En Turquie, Mein Kampf devient un véritable phénomène de librairie, avec 80 000 exemplaires écoulés en 2005. Au Japon, il est adapté en manga et dépasse les 100 000 ventes. Preuve que la propagande d’hier continue de séduire des franges radicalisées du XXIe siècle.
Comment republier l’horreur ? Le défi des éditions critiques
Le basculement survient en 2016, lorsque Mein Kampf tombe dans le domaine public. En Allemagne, l’Institut d’histoire contemporaine de Munich publie une édition critique annotée, intitulée Eine kritische Edition, vendue à plus de 100 000 exemplaires. Objectif : contextualiser, démonter, neutraliser la charge idéologique de l’ouvrage.
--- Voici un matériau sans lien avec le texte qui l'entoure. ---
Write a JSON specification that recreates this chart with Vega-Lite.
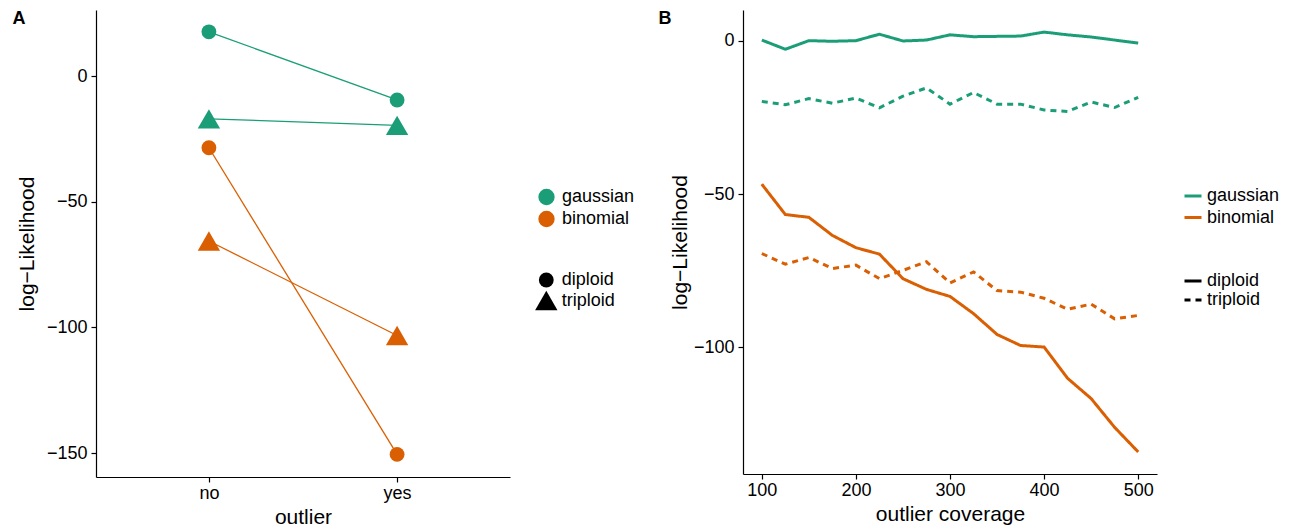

En France, les éditions Fayard prennent le relais en 2021 avec Historiciser le mal, sous la direction de Florent Brayard. Le texte original d’Hitler y est encadré par des centaines de pages d’analyse historique, politique et linguistique, afin d’en démontrer les ressorts toxiques.
Mais une telle démarche divise : pour certains, elle banalise le mal ; pour d’autres, elle répond à un impératif pédagogique. Peut-on « désarmer » un livre en le décortiquant ? Faut-il montrer l’idéologie nazie pour mieux la combattre, ou risquons-nous de nourrir un culte souterrain ?
Une chose est sûre : Mein Kampf reste un objet brûlant. Symbole du mal radical, il nous rappelle que les mots peuvent tuer, surtout lorsqu’ils sont érigés en programme politique.